Tilghman was even younger than Bat, born on Independence Day in 1854 in Fort Dodge—the one in Iowa. He was hunting buffalo on the frontier before he turned sixteen, and it was during the next couple of years that he first encountered Wyatt and Bat. Like the latter, Tilghman was accompanied by an older brother, Richard. They, like other young men in hunting parties, worked long, hard days in difficult conditions and tried to stay away from Indians—but the Tilghman brothers were not successful, in that Richard was killed during a raid on their hunting camp. Bill was finished with hunting after that and went to work in a saloon in Dodge City. The owner didn’t have to worry about profits draining down Tilghman’s throat, as he was a teetotaler.

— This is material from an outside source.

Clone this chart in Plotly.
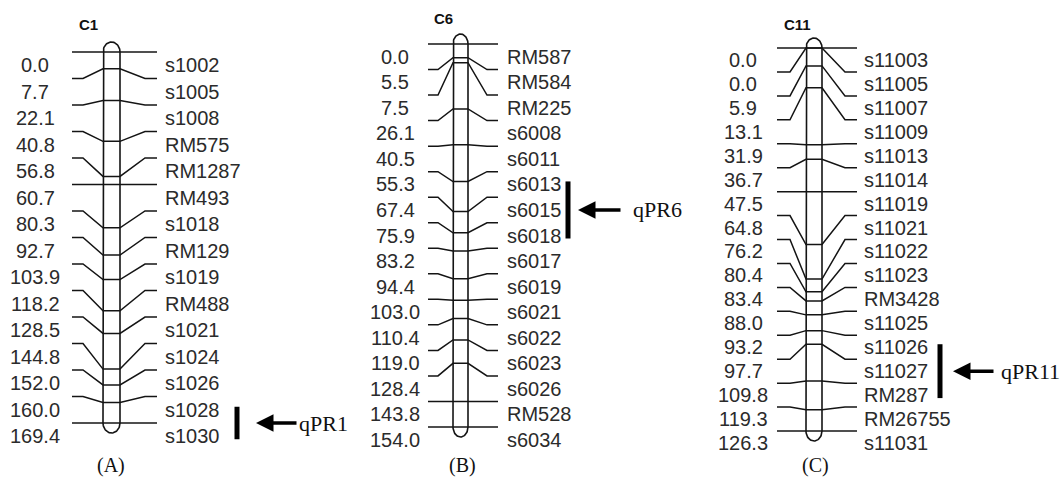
import numpy as np
import plotly.graph_objects as go

# ---------------- data ----------------
c1_markers = ["s1002", "s1005", "s1008", "RM575", "RM1287", "RM493", "s1018", "RM129",
              "s1019", "RM488", "s1021", "s1024", "s1026", "s1028", "s1030"]
c1_pos = [0.0, 7.7, 22.1, 40.8, 56.8, 60.7, 80.3, 92.7, 103.9, 118.2, 128.5, 144.8,
          152.0, 160.0, 169.4]

c6_markers = ["RM587", "RM584", "RM225", "s6008", "s6011", "s6013", "s6015", "s6018",
              "s6017", "s6019", "s6021", "s6022", "s6023", "s6026", "RM528", "s6034"]
c6_pos = [0.0, 5.5, 7.5, 26.1, 40.5, 55.3, 67.4, 75.9, 83.2, 94.4, 103.0, 110.4,
          119.0, 128.4, 143.8, 154.0]

c11_markers = ["s11003", "s11005", "s11007", "s11009", "s11013", "s11014", "s11019",
               "s11021", "s11022", "s11023", "RM3428", "s11025", "s11026", "s11027",
               "RM287", "RM26755", "s11031"]
c11_pos = [0.0, 0.0, 5.9, 13.1, 31.9, 36.7, 47.5, 64.8, 76.2, 80.4, 83.4, 88.0, 93.2,
           97.7, 109.8, 119.3, 126.3]

chrom_names = ["C1", "C6", "C11"]
panel_labels = ["(A)", "(B)", "(C)"]
qtl_names = ["qPR1", "qPR6", "qPR11"]
qtl_first = ["s1028", "s6013", "s11026"]
qtl_last = ["s1030", "s6018", "RM287"]

# ---------------- layout / style (pixel positions) ----------------
W, H = 1064, 477
cfgs = [
    dict(oL=72, kL=83, bL=103, bR=120, kR=145, oR=157, num_x=35, name_x=163,
         top=52, bottom=423, title_x=77, title_py=24, qbar_x=237, tip=256, tail=298,
         qtext_x=297, panel_x=111),
    dict(oL=428, kL=438, bL=453, bR=468, kR=487, oR=498, num_x=395, name_x=505,
         top=44, bottom=427, title_x=432, title_py=18, qbar_x=568, tip=578, tail=622,
         qtext_x=631, panel_x=462),
    dict(oL=777, kL=790, bL=806, bR=822, kR=845, oR=857, num_x=743, name_x=862,
         top=48, bottom=431, title_x=782, title_py=24, qbar_x=940, tip=953, tail=995,
         qtext_x=999, panel_x=815),
]
CAP_PX = 10
LINE = "#141414"
TXT = "#2b2b2b"
SANS = "Arial, Liberation Sans, sans-serif"
SERIF = "Times New Roman, Liberation Serif, serif"

fig = go.Figure()
yrefs = ["y", "y2", "y3"]
annotations = []
layout_axes = {}

datasets = [(c1_markers, c1_pos), (c6_markers, c6_pos), (c11_markers, c11_pos)]
for k, ((names, pos), cfg) in enumerate(zip(datasets, cfgs)):
    yref = yrefs[k]
    L = pos[-1]
    n = len(pos)
    s = (cfg["bottom"] - cfg["top"]) / L          # pixels per cM
    row = L / (n - 1)                              # label row spacing in cM units
    outer = [i * row for i in range(n)]

    # connectors
    xs, ys = [], []
    for o, p in zip(outer, pos):
        xs += [cfg["oL"], cfg["kL"], cfg["bL"], cfg["bR"], cfg["kR"], cfg["oR"], None]
        ys += [o, o, p, p, o, o, None]
    fig.add_trace(go.Scatter(x=xs, y=ys, yaxis=yref, mode="lines",
                             line=dict(color=LINE, width=1.5), hoverinfo="skip",
                             showlegend=False))

    # chromosome outline with rounded caps
    cx = (cfg["bL"] + cfg["bR"]) / 2
    rx = (cfg["bR"] - cfg["bL"]) / 2
    ry = CAP_PX / s
    t_top = np.linspace(np.pi, 0, 40)
    t_bot = np.linspace(0, -np.pi, 40)
    ox = [cfg["bL"], cfg["bL"]] + list(cx + rx * np.cos(t_top)) + [cfg["bR"], cfg["bR"]] \
        + list(cx + rx * np.cos(t_bot)) + [cfg["bL"]]
    oy = [L, 0] + list(0 - ry * np.sin(t_top)) + [0, L] + list(L - ry * np.sin(t_bot)) + [L]
    fig.add_trace(go.Scatter(x=ox, y=oy, yaxis=yref, mode="lines",
                             line=dict(color=LINE, width=1.6), hoverinfo="skip",
                             showlegend=False))

    # labels
    for o, p, nm in zip(outer, pos, names):
        yc = o + row / 2
        annotations.append(dict(x=cfg["num_x"], y=yc, xref="x", yref=yref,
                                text=f"{p:.1f}", showarrow=False, xanchor="center",
                                yanchor="middle", font=dict(family=SANS, size=20, color=TXT)))
        annotations.append(dict(x=cfg["name_x"], y=yc, xref="x", yref=yref,
                                text=nm, showarrow=False, xanchor="left",
                                yanchor="middle", font=dict(family=SANS, size=20, color=TXT)))

    # chromosome title
    annotations.append(dict(x=cfg["title_x"], y=(cfg["title_py"] - cfg["top"]) / s,
                            xref="x", yref=yref, text="<b>%s</b>" % chrom_names[k],
                            showarrow=False, xanchor="left", yanchor="middle",
                            font=dict(family=SANS, size=15, color="#111")))

    # QTL bar + arrow + name
    i1 = names.index(qtl_first[k])
    i2 = names.index(qtl_last[k])
    qy1 = outer[i1] + row / 2 - 3 / s
    qy2 = outer[i2] + row / 2 + 3 / s
    fig.add_trace(go.Scatter(x=[cfg["qbar_x"], cfg["qbar_x"]], y=[qy1, qy2], yaxis=yref,
                             mode="lines", line=dict(color="#000", width=5),
                             hoverinfo="skip", showlegend=False))
    qmid = (qy1 + qy2) / 2
    annotations.append(dict(x=cfg["tip"], y=qmid, ax=cfg["tail"], ay=qmid,
                            xref="x", yref=yref, axref="x", ayref=yref, text="",
                            showarrow=True, arrowhead=2, arrowsize=1, arrowwidth=3.5,
                            arrowcolor="#000"))
    annotations.append(dict(x=cfg["qtext_x"], y=qmid, xref="x", yref=yref,
                            text=qtl_names[k], showarrow=False, xanchor="left",
                            yanchor="middle", font=dict(family=SERIF, size=22, color="#111")))

    # panel label
    annotations.append(dict(x=cfg["panel_x"], y=1 - 465 / H, xref="x", yref="paper",
                            text=panel_labels[k], showarrow=False, xanchor="center",
                            yanchor="middle", font=dict(family=SERIF, size=20, color="#111")))

    ax_name = "yaxis" if k == 0 else "yaxis%d" % (k + 1)
    ax = dict(range=[(H - cfg["top"]) / s, -cfg["top"] / s], visible=False,
              showgrid=False, zeroline=False, domain=[0, 1], anchor="x",
              fixedrange=True)
    if k > 0:
        ax["overlaying"] = "y"
    layout_axes[ax_name] = ax

fig.update_layout(
    width=W, height=H,
    margin=dict(l=0, r=0, t=0, b=0),
    paper_bgcolor="white", plot_bgcolor="white",
    xaxis=dict(range=[0, W], visible=False, showgrid=False, zeroline=False,
               domain=[0, 1], fixedrange=True),
    annotations=annotations,
    hovermode=False,
    showlegend=False,
    **layout_axes,
)

fig.write_html("out.html", config={"displayModeBar": False},
               post_script="document.body.style.margin='0';document.body.style.overflow='hidden';")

Tilghman would hold several significant law-enforcement positions over the years in Dodge City; then in 1889 he moved to Guthrie, Oklahoma, to become a lawman in Logan County, which was booming thanks to the land rush. Though wounded, he survived the Battle of Cimarron that year—fighting alongside Jim Masterson—the most famous gunfight of the Gray County War. With other colleagues, Tilghman tracked down the Wild Bunch and the Doolin-Dalton Gang, the latter a notorious band of brothers. (Theodore Roosevelt once stated, “Tilghman would charge hell with a bucket.”) In 1900 he became sheriff of Lincoln County, also in Oklahoma, and eleven years later he was appointed the chief of police in Oklahoma City.